Task prompt: In the listing below, find every line with the string "Clone" and pull it out.
═════ Records ═════
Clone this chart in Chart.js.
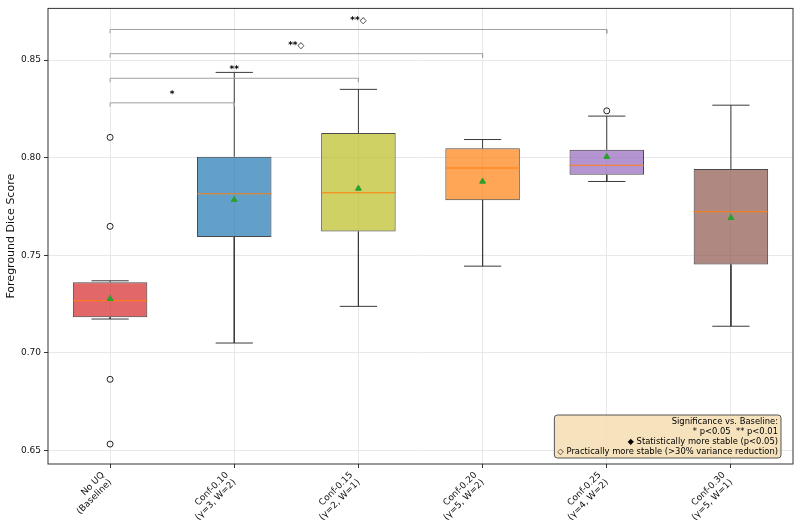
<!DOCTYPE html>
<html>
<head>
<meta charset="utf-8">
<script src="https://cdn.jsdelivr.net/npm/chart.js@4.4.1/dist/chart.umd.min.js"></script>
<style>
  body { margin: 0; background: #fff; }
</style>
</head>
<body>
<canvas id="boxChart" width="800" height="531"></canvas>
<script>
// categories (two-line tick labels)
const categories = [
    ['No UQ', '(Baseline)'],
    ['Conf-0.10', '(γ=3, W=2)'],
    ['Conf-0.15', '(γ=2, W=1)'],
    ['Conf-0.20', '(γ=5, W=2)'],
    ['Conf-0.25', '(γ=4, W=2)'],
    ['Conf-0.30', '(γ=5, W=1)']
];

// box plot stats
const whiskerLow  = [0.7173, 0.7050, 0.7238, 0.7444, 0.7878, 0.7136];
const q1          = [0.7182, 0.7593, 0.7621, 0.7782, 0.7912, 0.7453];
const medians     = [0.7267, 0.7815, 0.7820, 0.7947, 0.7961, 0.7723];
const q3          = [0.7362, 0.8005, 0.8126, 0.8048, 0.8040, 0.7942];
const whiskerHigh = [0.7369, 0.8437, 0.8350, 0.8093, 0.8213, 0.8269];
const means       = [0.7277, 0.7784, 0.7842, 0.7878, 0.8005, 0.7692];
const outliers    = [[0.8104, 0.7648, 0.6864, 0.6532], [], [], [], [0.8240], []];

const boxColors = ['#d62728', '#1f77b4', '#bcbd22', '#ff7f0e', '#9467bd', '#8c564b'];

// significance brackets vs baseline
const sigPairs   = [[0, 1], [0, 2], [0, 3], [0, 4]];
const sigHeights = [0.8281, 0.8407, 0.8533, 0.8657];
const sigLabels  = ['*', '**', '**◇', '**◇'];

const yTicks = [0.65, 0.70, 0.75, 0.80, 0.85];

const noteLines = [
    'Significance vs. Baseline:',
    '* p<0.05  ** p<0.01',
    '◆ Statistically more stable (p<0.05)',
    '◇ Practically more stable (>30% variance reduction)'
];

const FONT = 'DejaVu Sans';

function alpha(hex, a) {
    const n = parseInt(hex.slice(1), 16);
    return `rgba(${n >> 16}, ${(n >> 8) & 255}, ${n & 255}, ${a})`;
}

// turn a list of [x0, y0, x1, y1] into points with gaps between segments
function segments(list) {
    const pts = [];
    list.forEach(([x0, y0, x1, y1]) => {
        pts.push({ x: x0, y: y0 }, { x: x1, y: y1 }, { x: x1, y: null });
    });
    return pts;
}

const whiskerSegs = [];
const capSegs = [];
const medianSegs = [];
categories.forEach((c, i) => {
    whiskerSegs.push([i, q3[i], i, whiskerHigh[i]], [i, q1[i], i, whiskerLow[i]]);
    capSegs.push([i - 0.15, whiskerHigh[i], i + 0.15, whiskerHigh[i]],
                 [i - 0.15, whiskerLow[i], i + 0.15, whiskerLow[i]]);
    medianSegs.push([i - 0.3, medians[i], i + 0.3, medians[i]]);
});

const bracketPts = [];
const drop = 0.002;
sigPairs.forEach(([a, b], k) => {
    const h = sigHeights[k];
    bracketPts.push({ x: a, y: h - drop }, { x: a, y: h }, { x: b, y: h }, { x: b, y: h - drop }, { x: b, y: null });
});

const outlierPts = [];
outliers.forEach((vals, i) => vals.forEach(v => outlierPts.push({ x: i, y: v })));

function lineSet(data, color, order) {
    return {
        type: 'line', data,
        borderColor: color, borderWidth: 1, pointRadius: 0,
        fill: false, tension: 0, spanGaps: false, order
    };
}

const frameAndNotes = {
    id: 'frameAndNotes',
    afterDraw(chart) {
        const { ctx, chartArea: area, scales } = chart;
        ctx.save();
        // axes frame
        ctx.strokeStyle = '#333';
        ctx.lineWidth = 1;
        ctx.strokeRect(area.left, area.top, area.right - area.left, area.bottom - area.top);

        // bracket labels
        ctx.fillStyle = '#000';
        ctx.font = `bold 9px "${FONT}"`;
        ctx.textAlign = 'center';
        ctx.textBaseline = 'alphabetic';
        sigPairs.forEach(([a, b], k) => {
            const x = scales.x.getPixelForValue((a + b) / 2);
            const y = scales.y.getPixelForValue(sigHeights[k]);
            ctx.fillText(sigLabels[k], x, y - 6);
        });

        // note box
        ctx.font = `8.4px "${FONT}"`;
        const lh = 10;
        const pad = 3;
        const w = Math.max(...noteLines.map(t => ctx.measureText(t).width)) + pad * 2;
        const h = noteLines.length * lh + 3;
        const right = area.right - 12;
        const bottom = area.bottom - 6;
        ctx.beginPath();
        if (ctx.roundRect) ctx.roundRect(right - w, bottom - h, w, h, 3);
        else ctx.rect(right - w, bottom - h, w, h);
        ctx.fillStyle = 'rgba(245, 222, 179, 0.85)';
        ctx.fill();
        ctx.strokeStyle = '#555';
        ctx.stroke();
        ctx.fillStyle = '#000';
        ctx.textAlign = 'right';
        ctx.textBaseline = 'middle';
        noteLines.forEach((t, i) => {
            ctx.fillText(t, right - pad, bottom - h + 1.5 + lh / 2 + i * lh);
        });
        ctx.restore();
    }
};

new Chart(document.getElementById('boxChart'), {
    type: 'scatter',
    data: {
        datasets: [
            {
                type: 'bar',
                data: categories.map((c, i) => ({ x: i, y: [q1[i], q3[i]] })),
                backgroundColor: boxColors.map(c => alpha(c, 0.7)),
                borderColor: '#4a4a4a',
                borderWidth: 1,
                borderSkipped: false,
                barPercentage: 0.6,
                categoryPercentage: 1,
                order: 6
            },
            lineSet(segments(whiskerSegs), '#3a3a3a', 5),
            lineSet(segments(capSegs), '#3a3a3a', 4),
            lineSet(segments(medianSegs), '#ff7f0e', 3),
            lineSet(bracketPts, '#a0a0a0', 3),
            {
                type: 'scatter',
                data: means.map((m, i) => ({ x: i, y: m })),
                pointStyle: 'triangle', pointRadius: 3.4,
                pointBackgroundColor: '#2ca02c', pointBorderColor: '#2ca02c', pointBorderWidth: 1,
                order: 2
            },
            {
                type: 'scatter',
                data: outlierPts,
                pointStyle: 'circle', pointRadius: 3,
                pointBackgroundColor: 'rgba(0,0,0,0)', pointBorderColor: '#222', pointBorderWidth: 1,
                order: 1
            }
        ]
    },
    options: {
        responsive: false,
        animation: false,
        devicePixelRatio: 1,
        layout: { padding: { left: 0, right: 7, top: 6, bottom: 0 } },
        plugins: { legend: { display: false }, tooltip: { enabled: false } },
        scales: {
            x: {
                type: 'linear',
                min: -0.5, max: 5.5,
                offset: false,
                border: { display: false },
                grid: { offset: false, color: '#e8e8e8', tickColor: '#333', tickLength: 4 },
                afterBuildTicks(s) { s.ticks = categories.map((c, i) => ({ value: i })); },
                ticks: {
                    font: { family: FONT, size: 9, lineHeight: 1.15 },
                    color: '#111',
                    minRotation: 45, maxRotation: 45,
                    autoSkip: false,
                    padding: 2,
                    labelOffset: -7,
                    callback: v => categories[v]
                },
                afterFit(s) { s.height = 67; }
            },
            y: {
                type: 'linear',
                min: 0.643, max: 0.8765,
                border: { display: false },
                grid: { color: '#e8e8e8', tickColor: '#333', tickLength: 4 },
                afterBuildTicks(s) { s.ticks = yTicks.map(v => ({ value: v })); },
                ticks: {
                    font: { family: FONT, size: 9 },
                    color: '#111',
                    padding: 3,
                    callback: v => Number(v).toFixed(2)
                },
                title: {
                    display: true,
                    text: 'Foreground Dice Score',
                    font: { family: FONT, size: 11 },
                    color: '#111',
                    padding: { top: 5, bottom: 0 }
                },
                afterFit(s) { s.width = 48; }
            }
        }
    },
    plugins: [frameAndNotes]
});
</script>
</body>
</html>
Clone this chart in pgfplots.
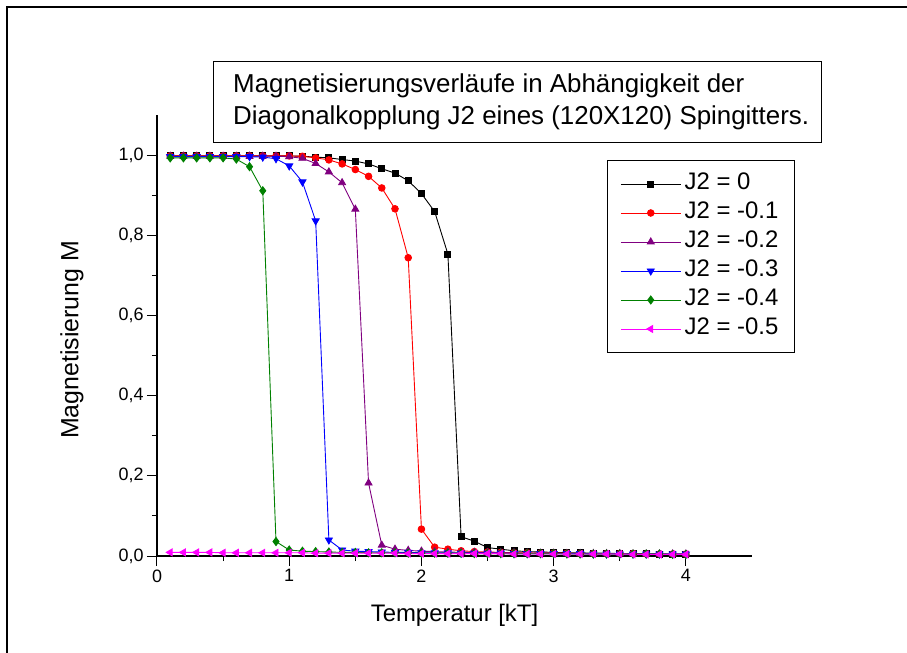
═════
Exercise result:
Clone this chart in Chart.js.
Clone this chart in pgfplots.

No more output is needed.